Get Better Photos: Shoot Early, Shoot Late

Get Better Photos: Shoot Early, Shoot Late

“How do you get such saturated colors in the sky?” I am often asked.

“I bet you use fancy filters.”

“Hey, you added those colors in Photoshop, didn’t you?” wink, wink.

Well, I hate to disillusion you, but those colors come from something called sunrise. Pure, natural, 100% organic sunrise. And to capture them you have to get up before sunrise, trek to your preferred location, set up your equipment, pray that it doesn’t rain or cloud over, and then spend the next hour shooting like a maniac.

While everyone else is out having a good time during the day, I’m stumbling about in a sleep-deprived daze. Then, around dinnertime, I pull out one solid excuse from my Photographer’s Handbook, and sneak away for another hour of sunset shots. That, in a nutshell, is how a pro photographer captures those magical colors in the sky.

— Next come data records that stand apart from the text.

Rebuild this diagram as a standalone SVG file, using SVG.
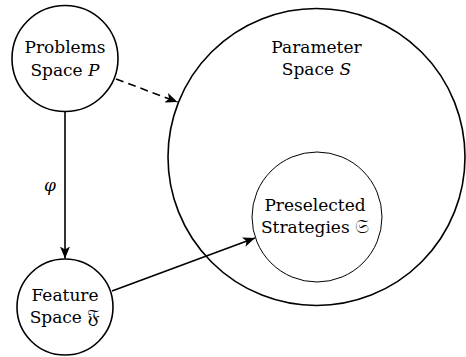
<svg xmlns="http://www.w3.org/2000/svg" width="466" height="357" viewBox="0 0 466 357">
<style>
text{font-family:'DejaVu Serif',serif;font-size:17px;fill:#000;text-anchor:middle}
.it{font-style:italic}
.fr{font-size:20px}
.node{fill:#fff;stroke:#000;stroke-width:1.6}
.thin{fill:none;stroke:#000;stroke-width:1}
.edge{fill:none;stroke:#000;stroke-width:1.6}
</style>
<defs>
<marker id="ah" viewBox="0 0 12 10" refX="12" refY="5" markerWidth="12" markerHeight="10" markerUnits="userSpaceOnUse" orient="auto">
<path d="M0,0 L12,5 L0,10 L3,5 Z" fill="#000"/>
</marker>
</defs>
<g id="param">
<circle class="node" cx="316.5" cy="157" r="148.5"/>
<text x="316.5" y="53">Parameter</text>
<text x="316.5" y="75">Space <tspan class="it">S</tspan></text>
</g>
<g id="presel">
<circle class="thin" cx="317" cy="217" r="65"/>
<text x="315" y="211">Preselected</text>
<text x="315" y="233">Strategies <tspan class="fr">𝔖</tspan></text>
</g>
<g id="problems">
<circle class="node" cx="65" cy="58.5" r="53"/>
<text x="65" y="53">Problems</text>
<text x="65" y="76">Space <tspan class="it">P</tspan></text>
</g>
<g id="feature">
<circle class="node" cx="65" cy="307" r="48"/>
<text x="65" y="301">Feature</text>
<text x="65" y="323">Space <tspan class="fr">𝔉</tspan></text>
</g>
<g id="connectors">
<line class="edge" x1="116" y1="79" x2="177.5" y2="102" stroke-dasharray="8,5" marker-end="url(#ah)"/>
<line class="edge" x1="65" y1="112" x2="65" y2="258.5" marker-end="url(#ah)"/>
<line class="edge" x1="112" y1="291" x2="255" y2="238" marker-end="url(#ah)"/>
<text class="it" x="50" y="191">φ</text>
</g>
</svg>
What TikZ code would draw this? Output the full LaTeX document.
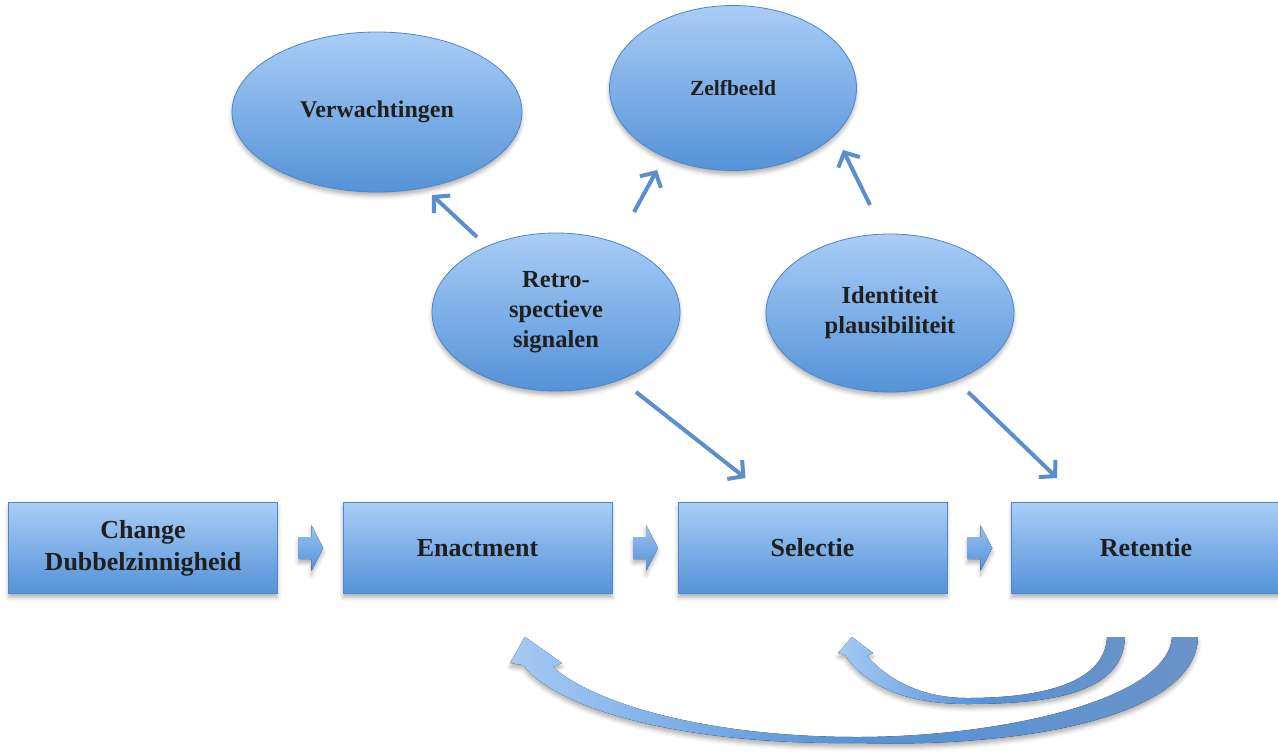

Sunrise, Sunset: The Magic Hours

In fact, photographers call the two hours after sunrise and before sunset the ‘magic hours.’ From the perspective of physics that makes sense. When the sun is nearly at the horizon light is penetrating considerably more atmosphere than it does at noon. That slows light down and slower light bends it toward the red end of the visible light spectrum. We humans have a proclivity for reddish colors. They seem ‘warmer’ and more pleasing and peace-inducing to our brains.

Early-Late light also has other properties that tend to transform snapshots into eye-candy. When the sun is low to the horizon it creates longer shadows. That adds depth and texture to images, especially to landscapes.

Sunrise and sunset are appealing to photographers for another reason. They are typically the hours when wildlife is most active, so your chances of capturing that perfect image of a fox or a bear or any manner of feathered creatures rise exponentially.

If you are traveling abroad, the hours just after sunrise are terrific for photographing local markets. There is typically a lot of hustle and bustle during that period, so with a medium telephoto lens you can stand unobtrusively in a doorway and shoot people setting up their stalls and arranging their exotic wares. (If you intend to use the images for commercial publication, be sure to get model releases from the people you photograph if they are recognizable in the photo… more on that in a later blog).

Sunset is an equally magical time to shoot, although you will most definitely run into more photographers at sunset than at sunrise. Sometimes the fight for photographic territory can be intense at sunset in places like the South Rim of the Grand Canyon.

Whatever its challenges, the aesthetic rewards of shooting early and late easily make it worthwhile. And don’t think you need to travel to some exotic locale. Just set your alarm and witness your own backyard in a totally different perspective.

Once, while in Canada’s Yukon Territory, I set my alarm for 1:00 AM to photograph the spectacular northern lights over the Yukon River. Later that morning, one of my local hosts asked what I was doing up so early. I mentioned my drive to get a good view of the aurora. He had lived in the Yukon for five years. He flat out told me that he had only seen the lights once!

Equipment You Will Need

In terms of equipment I always use my tripod for sunrise/sunset because I want maximum depth-of-field, which slows the shutter speed. Add a cable release and you are set… well, almost. I also use filters at sunrise and sunset.

When you photograph sunrise/sunset, the sky begins to light up while the land in the foreground is still relatively dark. The lighter sky fools your meter into thinking it needs to close down the aperture to restrict the light hitting the sensor. That will render the foreground black, with no details in the shadows.

The way to compensate for this is to use a graduated neutral density filter. A GND filter is a piece of plastic or glass that you place in front of the lens. It is darker at the top and gradually becomes transparent about halfway down. In essence you are putting sunglasses only on the sky portion of your image.

Just slide the filter until only the sky is shaded and- voila! – you have the perfect sunrise image. GND filters come is various strengths and with trial and error, and liberal use of the histogram, you will become proficient in their use. I use GNDs from Singh Ray (www.singhray.com) and Lee filters (www.leefiltersusa.com) or you can purchase them through B&H (www.bandh.com) or Adorama (www.adorama.com). In a future blog I’ll explain how to use these GNDs in more detail.

Singh-Ray makes a specialty filter known as a Daryl Benson Reverse Neutral Density Graduated Filter. I know that’s a mouthful, but here’s what it does that proves very useful. Let’s say you want to shoot a sunrise where the sun is just peeking up over the horizon. That bright orb will blow out your shot and ruin your image. The Reverse ND filter places a band of ‘sunglasses’ right across the horizon zone, holding back some of that light and allowing for a nicely exposed image in most cases.

Try getting up tomorrow before dawn and you’ll be amazed at what awaits in your own town or neighborhood!